___ Data excerpt ___

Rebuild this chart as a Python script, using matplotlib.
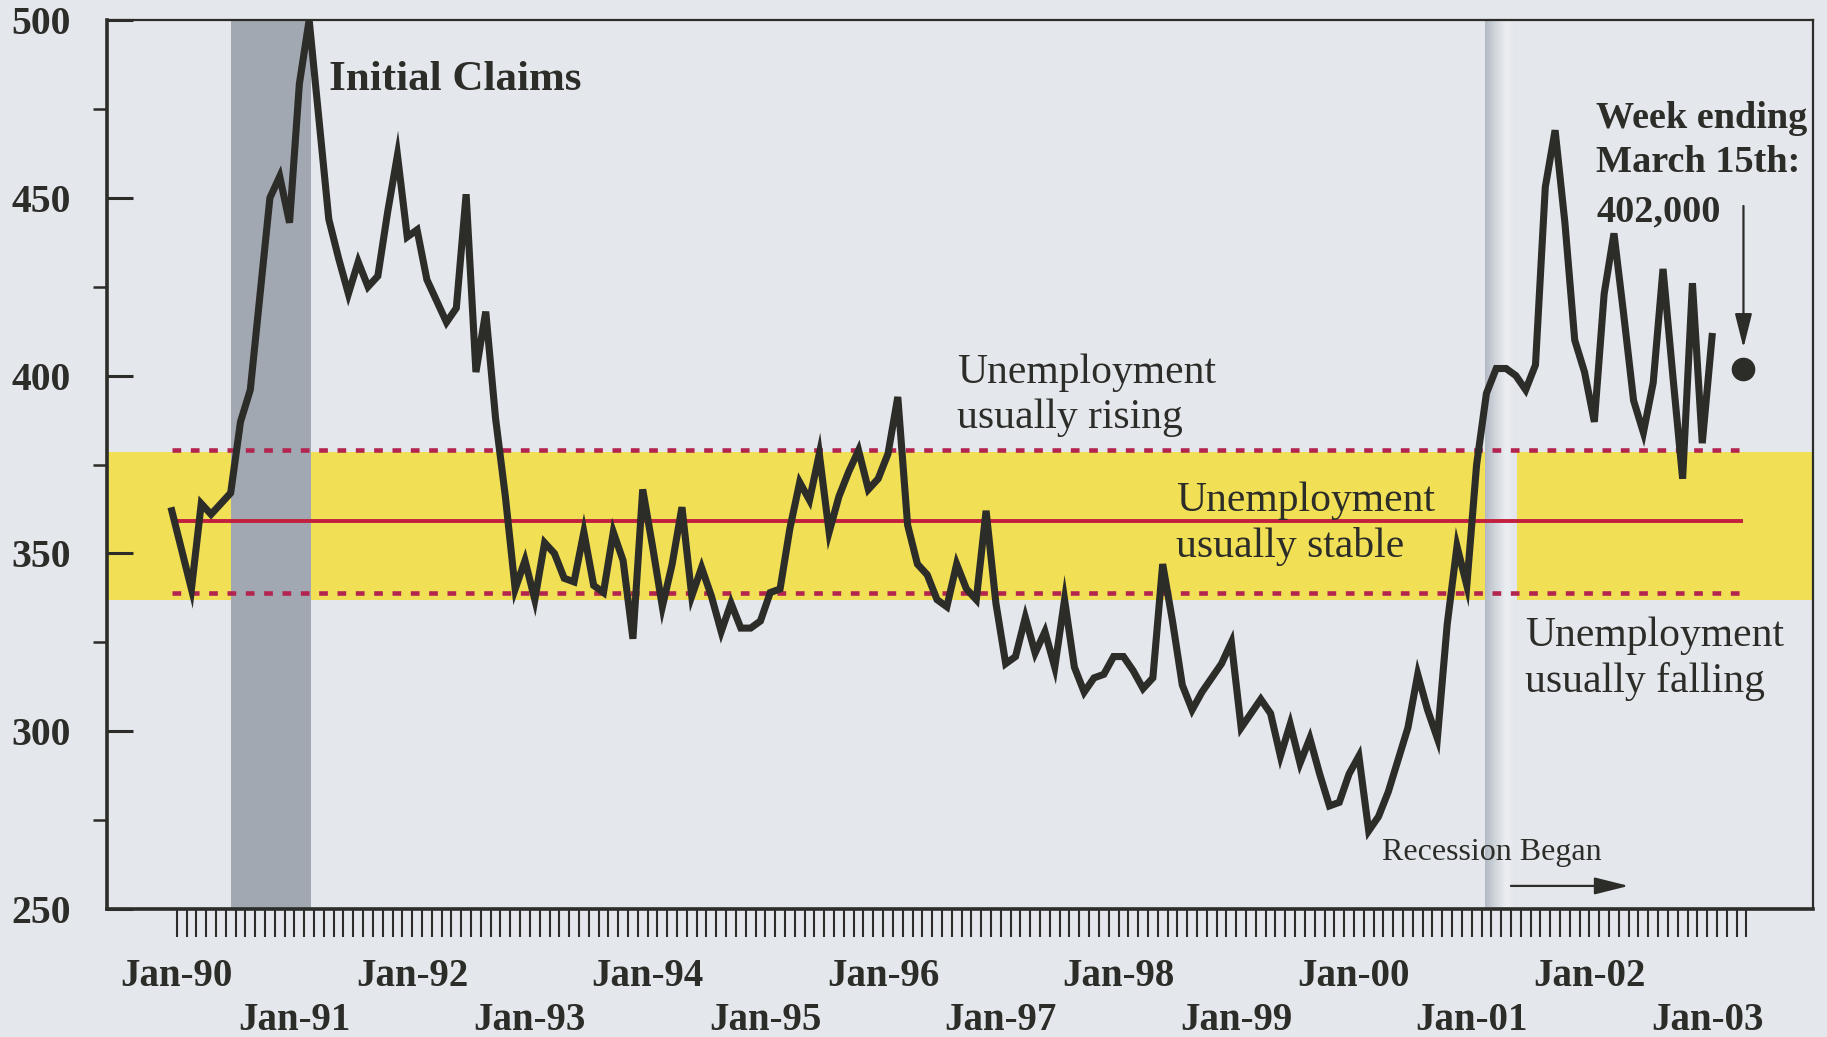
import numpy as np
import matplotlib.pyplot as plt
from matplotlib.ticker import FixedLocator, NullFormatter
from matplotlib.colors import LinearSegmentedColormap

# --- Data: initial jobless claims (thousands), monthly, first value Dec-89 ---
claims = [
    362, 351, 340, 364, 361, 364, 367, 387, 396, 423,
    450, 456, 443, 482, 500, 472, 444, 433, 423, 432,
    425, 428, 446, 462, 439, 441, 427, 421, 415, 419,
    451, 401, 418, 388, 366, 340, 348, 337, 353, 350,
    343, 342, 356, 341, 339, 356, 348, 326, 368, 352,
    335, 347, 363, 338, 346, 338, 328, 336, 329, 329,
    331, 339, 340, 357, 370, 365, 378, 356, 366, 373,
    379, 368, 371, 378, 394, 358, 347, 344, 337, 335,
    347, 340, 337, 362, 336, 319, 321, 332, 322, 328,
    318, 337, 318, 311, 315, 316, 321, 321, 317, 312,
    315, 347, 331, 313, 306, 311, 315, 319, 325, 301,
    305, 309, 305, 293, 302, 291, 298, 288, 279, 280,
    288, 293, 272, 276, 283, 292, 301, 316, 306, 298,
    330, 352, 341, 375, 395, 402, 402, 400, 396, 403,
    453, 469, 443, 410, 401, 387, 423, 440, 417, 393,
    384, 398, 430, 400, 371, 426, 381, 411,
]
year_labels = ["Jan-90", "Jan-91", "Jan-92", "Jan-93", "Jan-94", "Jan-95", "Jan-96",
               "Jan-97", "Jan-98", "Jan-99", "Jan-00", "Jan-01", "Jan-02", "Jan-03"]

stable_level = 359       # unemployment usually stable
rising_level = 379       # above: usually rising
falling_level = 339      # below: usually falling
band_low, band_high = 337, 378.5

latest_month = 159.7     # week ending March 15th, 2003
latest_value = 402

recession_1990 = (5.5, 13.7)
recession_2001 = (133.4, 136.6)
n_month_ticks = 161

# --- Style ---
BG = "#e4e7ec"
INK = "#2c2c28"
YELLOW = "#f1df55"
plt.rcParams["font.family"] = ["Liberation Serif", "DejaVu Serif"]

x = np.arange(len(claims)) - 0.5   # plotted mid-month, ticks at month starts (Jan-90 = 0)

fig = plt.figure(figsize=(18.27, 10.37), dpi=100, facecolor=BG)
ax = fig.add_axes([0.0586, 0.1234, 0.9338, 0.8573], facecolor=BG)
ax.set_xlim(-7.1, 166.8)
ax.set_ylim(250, 500)

# bands
ax.axhspan(band_low, band_high, color=YELLOW, lw=0, zorder=1)
ax.axvspan(*recession_1990, color="#a1a8b2", lw=0, zorder=2)
gutter = LinearSegmentedColormap.from_list("gutter", ["#b3bac4", "#d2d7dd", "#eceef2", "#e2e5ea"])
ax.imshow(np.linspace(0, 1, 64).reshape(1, -1), cmap=gutter, aspect="auto",
          extent=(recession_2001[0], recession_2001[1], 250, 500), zorder=2)

# reference lines
ax.hlines([rising_level, falling_level], x[0], latest_month, colors="#b3244f",
          lw=3.3, linestyles=(0, (1.9, 2.1)), zorder=3)
ax.hlines(stable_level, x[0], latest_month, colors="#c2203e", lw=2.8, zorder=3)

# claims
ax.plot(x, claims, color=INK, lw=5.1, solid_joinstyle="miter", zorder=5)
ax.plot(latest_month, latest_value, "o", color=INK, ms=16, zorder=6)

# axes look
for side in ["left", "bottom"]:
    ax.spines[side].set_linewidth(2.6)
for side in ["top", "right"]:
    ax.spines[side].set_linewidth(1.6)
for s in ax.spines.values():
    s.set_color(INK)
    s.set_zorder(7)

ax.yaxis.set_major_locator(FixedLocator(np.arange(250, 501, 50)))
ax.yaxis.set_minor_locator(FixedLocator(np.arange(275, 500, 50)))
ax.tick_params(axis="y", which="major", direction="in", length=19, width=2.2,
               color=INK, pad=26, labelsize=28.5, labelcolor=INK)
ax.tick_params(axis="y", which="minor", direction="out", length=10, width=1.8, color=INK)
for lab in ax.get_yticklabels():
    lab.set_fontweight("bold")

ax.xaxis.set_major_locator(FixedLocator(np.arange(0, 12 * len(year_labels), 12)))
ax.xaxis.set_minor_locator(FixedLocator(np.arange(n_month_ticks)))
ax.xaxis.set_minor_formatter(NullFormatter())
ax.set_xticklabels([lab if i % 2 == 0 else "\n" + lab for i, lab in enumerate(year_labels)],
                   fontweight="bold", linespacing=1.25)
ax.tick_params(axis="x", which="both", direction="out", length=20, width=1.5,
               color=INK, pad=15, labelsize=28, labelcolor=INK)

# annotations
ax.text(15.5, 483.0, "Initial Claims", fontsize=31, fontweight="bold", color=INK,
        va="center", ha="left", zorder=8)
ax.text(79.5, 394.5, "Unemployment\nusually rising", fontsize=30, color=INK,
        va="center", ha="left", linespacing=1.24, zorder=8)
ax.text(101.9, 358.4, "Unemployment\nusually stable", fontsize=30, color=INK,
        va="center", ha="left", linespacing=1.24, zorder=8)
ax.text(137.4, 320.4, "Unemployment\nusually falling", fontsize=30, color=INK,
        va="center", ha="left", linespacing=1.24, zorder=8)
ax.text(122.9, 266.0, "Recession Began", fontsize=23, color=INK,
        va="center", ha="left", zorder=8)
ax.annotate("", xy=(148, 256.5), xytext=(136, 256.5),
            arrowprops=dict(arrowstyle="-|>,head_length=0.6,head_width=0.15",
                            mutation_scale=35, color=INK, lw=1.6, shrinkA=0, shrinkB=0),
            zorder=8)
ax.text(144.7, 466.1, "Week ending\nMarch 15th:", fontsize=27.5, fontweight="bold", color=INK,
        va="center", ha="left", linespacing=1.32, zorder=8)
ax.text(144.7, 446.0, f"{latest_value},000", fontsize=27.5, fontweight="bold", color=INK,
        va="center", ha="left", zorder=8)
ax.annotate("", xy=(latest_month, 407.8), xytext=(latest_month, 447.7),
            arrowprops=dict(arrowstyle="-|>,head_length=0.6,head_width=0.15",
                            mutation_scale=35, color=INK, lw=1.6, shrinkA=0, shrinkB=0),
            zorder=8)

fig.savefig("out.png", dpi=100, facecolor=BG)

___

◆ What this task involves: Leave out the pictures. Transcribe only the lines above, from the first through the one that contains "from matplotlib.colors import".

◆ Solution for this task:
Rebuild this chart as a Python script, using matplotlib.
import numpy as np
import matplotlib.pyplot as plt
from matplotlib.ticker import FixedLocator, NullFormatter
from matplotlib.colors import LinearSegmentedColormap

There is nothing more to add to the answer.